I actually recall sitting there drinking beers at my buddy’s house of a weekend (and he lived in what you’d consider the wrong side of the tracks in my hometown, if there is such a place there), and he brought out the local paper after these guys got pinched for the robberies. He read off their names and pointed out where they lived, most of them right in his neighbourhood. You take these things for granted and years later they come swimming up to the surface. As I’ve hit this latest patch of short story writing I’ve had a number of stories just crop up, one after another, all of them based on some nugget of very real and very absurd rural history. Small town Ontario is stranger than fiction sometimes, I guess. I even remember hearing a story of a different set of crooks that tried to flat-out tow a liquor store trailer away on their snowmobiles. I don’t think they got all that far, but my God is it amazing.
The P: What was it influenced by? (i.e., were you listening/watching something when you began to write? Were you in a meeting or class at the time? Was it after a film, art show, concert? Were you on drugs?)
Kevin Hardcastle: As a far as being compelled to write the thing, or to start planning this run of short fiction, I had just finished my second novel, and have been waiting for some brave soul to take a chance on it. As I’ve learned from past experience, sitting on your ass and waiting is the worst possible idea. And every time I get into a serious stretch of short story writing I come out a better writer. So I started plotting out a number of stories like this one, and then got down to writing them.
I’ve been influenced or inspired by a bunch of excellent writers who cover this sort of ground in whatever place they’re from. Specifically, with short stories, I was recently reading and re-reading stories from Denis Johnson’s Jesus’ Son, Donald Ray Pollock’s Knockemstiff, and Daniel Woodrell’s The Outlaw Album. That is a masterclass on how to right real, worthwhile short stories right there. And those guys prove you can still produce the highest caliber of short fiction while working with these kinds of outlaw/tough guy materials.

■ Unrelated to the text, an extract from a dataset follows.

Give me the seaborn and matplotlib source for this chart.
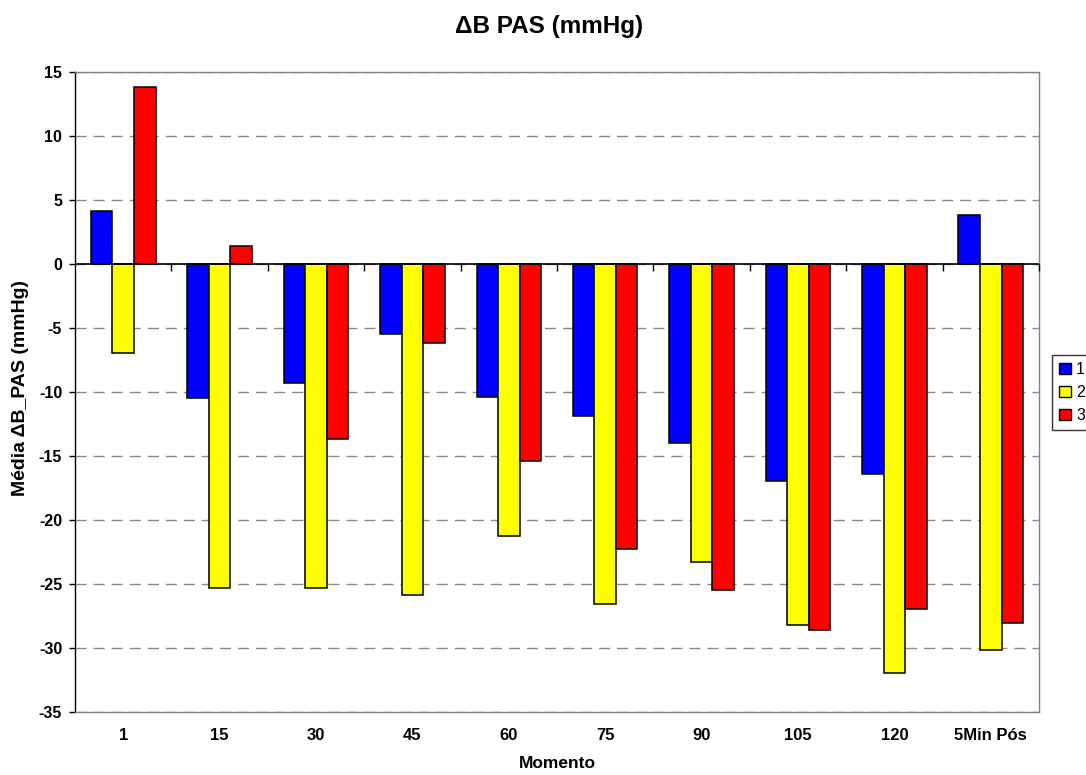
import numpy as np
import pandas as pd
import matplotlib
matplotlib.use("Agg")
import matplotlib.pyplot as plt
from matplotlib.patches import Patch
import seaborn as sns

# Momentos de medida e médias de ΔB PAS por grupo
momentos = ["1", "15", "30", "45", "60", "75", "90", "105", "120", "5Min Pós"]
grupos = ["1", "2", "3"]
grupo1 = [4.1, -10.5, -9.3, -5.5, -10.4, -11.9, -14.0, -17.0, -16.4, 3.8]
grupo2 = [-7.0, -25.3, -25.3, -25.9, -21.3, -26.6, -23.3, -28.2, -32.0, -30.2]
grupo3 = [13.8, 1.4, -13.7, -6.2, -15.4, -22.3, -25.5, -28.6, -27.0, -28.1]
cores = ["#0000FF", "#FFFF00", "#FF0000"]
yticks = list(range(-35, 20, 5))

df = pd.DataFrame({
    "Momento": momentos * 3,
    "grupo": [g for g in grupos for _ in momentos],
    "valor": grupo1 + grupo2 + grupo3,
})

sns.set_style("white")
plt.rcParams["font.family"] = ["Liberation Sans", "DejaVu Sans"]
plt.rcParams["font.weight"] = "bold"
plt.rcParams["text.color"] = "black"
plt.rcParams["xtick.color"] = "black"
plt.rcParams["ytick.color"] = "black"
plt.rcParams["axes.labelcolor"] = "black"

fig = plt.figure(figsize=(10.86, 7.75), dpi=100)
ax = fig.add_axes([0.0691, 0.0817, 0.8876, 0.8258])

sns.barplot(data=df, x="Momento", y="valor", hue="grupo", order=momentos,
            hue_order=grupos, palette=cores, width=0.67, edgecolor="black",
            linewidth=1.1, errorbar=None, saturation=1, legend=False, ax=ax)

ax.set_xlim(-0.5, len(momentos) - 0.5)
ax.set_ylim(-35, 15)
ax.set_yticks(yticks)
ax.set_yticklabels([str(v) for v in yticks], fontsize=11.5, fontweight="bold",
                   color="black")
ax.set_xticks(range(len(momentos)))
ax.set_xticklabels(momentos, fontsize=12, fontweight="bold", color="black")
ax.tick_params(axis="x", length=0, pad=12)
ax.tick_params(axis="y", length=4.3, width=1, color="black", pad=5,
               direction="out", left=True)

# dashed horizontal gridlines
ax.set_axisbelow(True)
ax.yaxis.grid(True, color="#8a8a8a", linewidth=1.0, linestyle=(0, (8, 5)))
ax.xaxis.grid(False)

# plot area border and value axis
for side in ["top", "right", "bottom"]:
    ax.spines[side].set_visible(True)
    ax.spines[side].set_color("#808080")
    ax.spines[side].set_linewidth(1.0)
ax.spines["left"].set_color("black")
ax.spines["left"].set_linewidth(1.0)

# category axis crossing at zero, with ticks between categories
ax.axhline(0, color="black", linewidth=1.2, zorder=5)
bounds = np.arange(0.5, len(momentos), 1.0)
ax.plot(bounds, np.zeros_like(bounds), linestyle="none", marker=3,
        markersize=5, markeredgewidth=1.0, color="black", zorder=5, clip_on=False)

ax.set_xlabel("")
ax.set_ylabel("")
fig.text(0.506, 0.966, "ΔB PAS (mmHg)", ha="center", va="center",
         fontsize=17.5, fontweight="bold", color="black")
fig.text(0.5135, 1 - 764 / 775, "Momento", ha="center", va="center",
         fontsize=12.5, fontweight="bold", color="black")
fig.text(21 / 1086, 1 - 388 / 775, "Média ΔB_PAS (mmHg)", ha="center",
         va="center", rotation=90, fontsize=14, fontweight="bold", color="black")

handles = [Patch(facecolor=c, edgecolor="black", linewidth=1.0) for c in cores]
leg = fig.legend(handles, grupos, loc="upper left",
                 bbox_to_anchor=(1052 / 1086, 1 - 355 / 775),
                 fontsize=11.5, frameon=True, fancybox=False, handlelength=0.75,
                 handleheight=0.75, handletextpad=0.3, labelspacing=0.5,
                 borderpad=0.45, borderaxespad=0)
leg.get_frame().set_edgecolor("black")
leg.get_frame().set_linewidth(1.0)
for t in leg.get_texts():
    t.set_fontweight("normal")
    t.set_color("black")

fig.savefig("out.png", dpi=100)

The Puritan: Tell us the best thing you’ve read lately, or a writer you’re jealous of, or a short story you wish you wrote.
The Outlaw Album
Kevin Hardcastle: The best thing I’ve read lately was Woodrell’s The Outlaw Album. I’ve read the vast majority of Woodrell’s novels, and there are few out there who can touch the man when it comes to long form fiction. I hadn’t read any of his short stories before, but they have all the same ingredients of his novels, but boiled down to the bone like all good short fiction. “Uncle” and “Twin Forks” and “Returning the River” are standouts that come to mind from that collection.
I don’t know if I’m in the minority on this or not, but when I’m writing intensively I don’t read a whole lot, to be honest. I find that if I pick up a book that I don’t like it can to sour me on the whole process, or I end up getting held up on every line I might’ve written a different way. On the other hand, if I go back to something I swear by, like a Cormac McCarthy novel, too much of that style and cadence slides into my own work, and it is already sort of being robbed from to begin with.
There are few living writers that I really admire, most prominently McCarthy and Woodrell, Alistair MacLeod, Thomas McGuane, as well as a handful of other likewise gifted authors. So ruminating on that kind of work really lights a fire under my ass to do what I can to cover the ground that they have, to try my best to one day get mentioned in the same sentence as some of those writers I look up to. I guess maybe if I was jealous it would be of careers or of legacies, in that some of these guys have finally been recognized for their significant skills after years of struggling and grinding. And I’m still in that grind trying to get to do this for a living.
Kevin Hardcastle is a fiction writer from Simcoe County, Ontario. He has also lived in Birkenhead, Cardiff, and Edmonton. He has studied writing at the University of Toronto and at Cardiff University. Hardcastle’s short stories have been published in Word Riot, subTerrain Magazine, The Malahat Review, and Little Fiction. He is represented by Meggie Macdonald at Transatlantic Literary Agency, and his first two novels are on offer with them. An excerpt from his second novel, Work, was published in Noir Nation: International Journal of Crime Fiction. He currently lives in the west end of Toronto.